The Coastal Ferry Services Contract permits BC Ferries to apply to the Commission for authorization to discontinue a route under section 44 of the Coastal Ferry Act. To date, BC Ferries has not applied for permission to discontinue serving any of its 24 routes.
According to the Coastal Ferry Act, in assessing an application for authorization to discontinue service, the Commission must consider whether:
- another form of affordable transportation exists or is likely to be established to link the locations served by the designated ferry route;
- it is possible to operate the designated ferry route economically at an affordable tariff level;
- the Province is willing to reduce the core ferry services required on, or increase its service fee contribution for, the designated ferry route; and
- an extraordinary drop in traffic has occurred because of a change in the local economy or some other unanticipated factor.
The Commissioner must not authorize the discontinuance of a designated route unless:
- BC Ferries has made a suitable economic case for the route’s discontinuance; and
- the Commissioner is satisfied that increasing tariffs on the route would not, because of a reduction in user demand or otherwise, result in revenues on the route increasing to the extent necessary to enable economic operation of the route.
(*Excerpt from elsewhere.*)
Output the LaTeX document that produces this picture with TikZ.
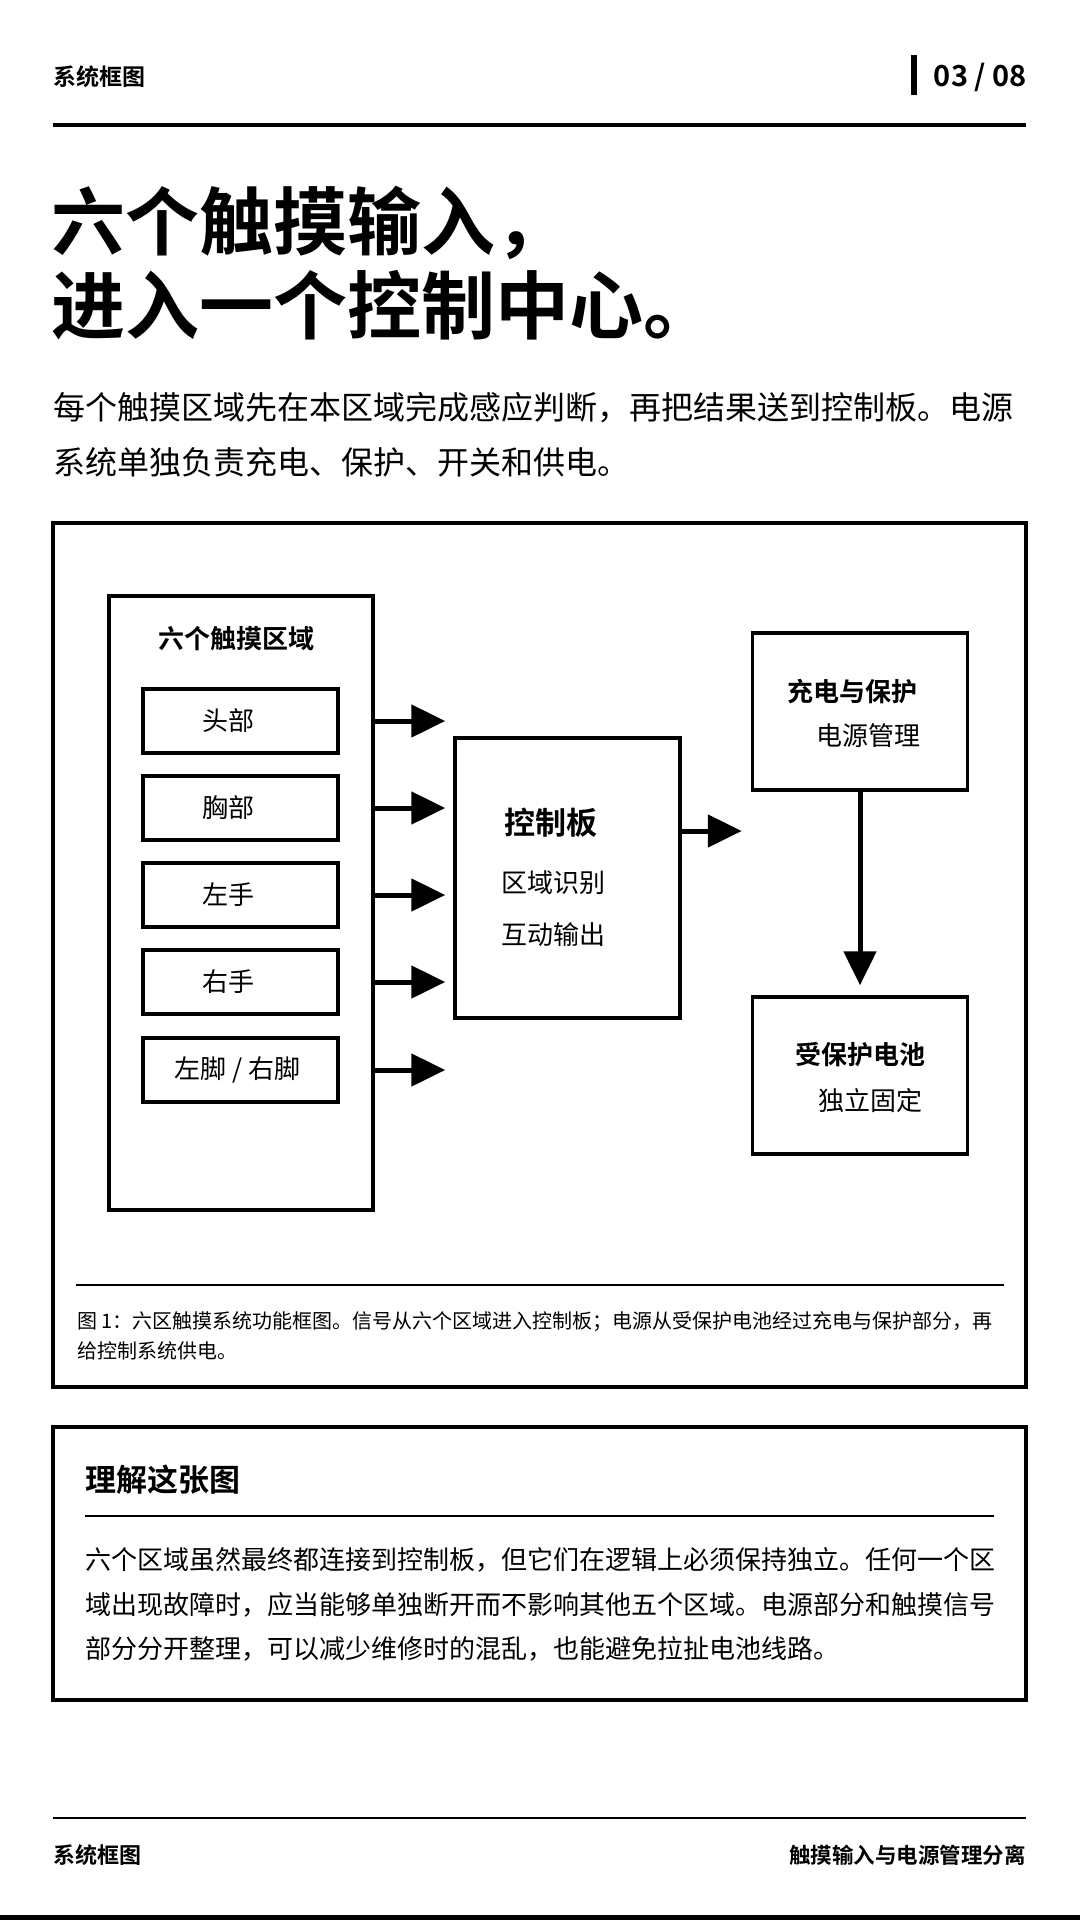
\documentclass[tikz,border=0pt]{standalone}
\usepackage{fontspec}
\setmainfont{Noto Sans CJK SC}[BoldFont={Noto Sans CJK SC Bold}]
\usetikzlibrary{arrows.meta}

\begin{document}
\begin{tikzpicture}[x=1pt, y=-1pt,
    blk/.style={draw, line width=3.5pt, inner sep=0pt},
    zone/.style={blk, minimum width=195pt, minimum height=64pt},
    sig/.style={line width=5pt, -{Triangle[length=34pt, width=32pt]}},
    txt/.style={inner sep=0pt, font=\fontsize{26pt}{30pt}\selectfont},
    hd/.style={inner sep=0pt, font=\fontsize{26pt}{30pt}\selectfont\bfseries},
    rule/.style={line width=2.5pt}]
    \useasboundingbox (0,0) rectangle (1080,1920);

    % header
    \node (head) [anchor=west, inner sep=0pt, font=\fontsize{23pt}{26pt}\selectfont\bfseries] at (53,77) {系统框图};
    \fill (911,55) rectangle (917,95);
    \node (page) [anchor=east, inner sep=0pt, font=\fontsize{29pt}{32pt}\selectfont\bfseries] at (1027,77) {03 / 08};
    \draw [line width=4pt] (53,125) -- (1026,125);

    \node (title) [anchor=west, inner sep=0pt, align=left, font=\fontsize{74pt}{84pt}\selectfont\bfseries] at (51,263.5)
        {六个触摸输入，\\进入一个控制中心。};
    \node (lead) [anchor=west, inner sep=0pt, align=left, font=\fontsize{32pt}{55pt}\selectfont] at (53,434.5)
        {每个触摸区域先在本区域完成感应判断，再把结果送到控制板。电源\\系统单独负责充电、保护、开关和供电。};

    % figure
    \draw [line width=4pt] (53,523) rectangle (1026,1387);

    \node (zones) [blk, minimum width=264pt, minimum height=614pt] at (241,903) {};
    \node (zonehd) [hd] at (236,639) {六个触摸区域};
    \foreach \i/\y/\dx/\t in {1/721/-12/头部, 2/808/-12/胸部, 3/895/-12/左手, 4/982/-12/右手, 5/1070/-3/左脚 \slash{} 右脚} {
        \node (z\i) [zone] at (240.5,\y) {};
        \node (zt\i) [txt] at ([xshift=\dx pt]z\i.center) {\t};
    }

    \node (ctrl) [blk, minimum width=225pt, minimum height=280pt] at (567.5,878) {};
    \node (ctrlhd) [hd, font=\fontsize{31pt}{34pt}\selectfont\bfseries] at (551,823) {控制板};
    \node (ctrl1) [txt] at (553,883) {区域识别};
    \node (ctrl2) [txt] at (553,935) {互动输出};

    \node (chg) [blk, minimum width=215pt, minimum height=157pt] at (860,711.5) {};
    \node (chghd) [hd] at (852,692) {充电与保护};
    \node (chg1) [txt] at (868,736) {电源管理};

    \node (batt) [blk, minimum width=215pt, minimum height=157pt] at (860,1075.5) {};
    \node (batthd) [hd] at (860,1055) {受保护电池};
    \node (batt1) [txt] at (870,1101) {独立固定};

    \foreach \i in {1,...,5} {
        \draw [sig, shorten >=8pt] (zones.east |- z\i) -- (ctrl.west |- z\i);
    }
    \coordinate (tap) at (ctrl.east |- 0,831);
    \draw [sig, shorten >=9pt] (tap) -- (chg.west |- tap);
    \draw [sig, shorten >=10pt] (chg.south) -- (batt.north);

    \draw [line width=2pt] (76,1285) -- (1004,1285);
    \node (cap) [anchor=west, inner sep=0pt, align=left, font=\fontsize{20pt}{30pt}\selectfont] at (77,1336)
        {图 1：六区触摸系统功能框图。信号从六个区域进入控制板；电源从受保护电池经过充电与保护部分，再\\给控制系统供电。};

    % note box
    \draw [line width=4pt] (53,1427) rectangle (1026,1700);
    \node (notehd) [anchor=west, inner sep=0pt, font=\fontsize{31pt}{34pt}\selectfont\bfseries] at (85,1480) {理解这张图};
    \draw [rule] (85,1516) -- (994,1516);
    \node (note) [anchor=west, inner sep=0pt, align=left, font=\fontsize{26pt}{44.5pt}\selectfont] at (85,1604.5)
        {六个区域虽然最终都连接到控制板，但它们在逻辑上必须保持独立。任何一个区\\域出现故障时，应当能够单独断开而不影响其他五个区域。电源部分和触摸信号\\部分分开整理，可以减少维修时的混乱，也能避免拉扯电池线路。};

    % footer
    \draw [rule] (53,1818) -- (1026,1818);
    \node (footl) [anchor=west, inner sep=0pt, font=\fontsize{22pt}{25pt}\selectfont\bfseries] at (53,1855) {系统框图};
    \node (footr) [anchor=east, inner sep=0pt, font=\fontsize{21.5pt}{25pt}\selectfont\bfseries] at (1026,1855) {触摸输入与电源管理分离};
    \fill (0,1915) rectangle (1080,1920);
\end{tikzpicture}
\end{document}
The Commissioner may hold a public hearing before authorizing a route discontinuance.
Under the Coastal Ferry Services Contract between the Province and BC Ferries, if a vessel becomes surplus to BC Ferries’ requirements as a result of a route discontinuance, BC Ferries may require the Province to purchase the surplus vessel for net book value, provided that BC Ferries has used all reasonable commercial efforts to redeploy the surplus vessel to another ferry route in British Columbia.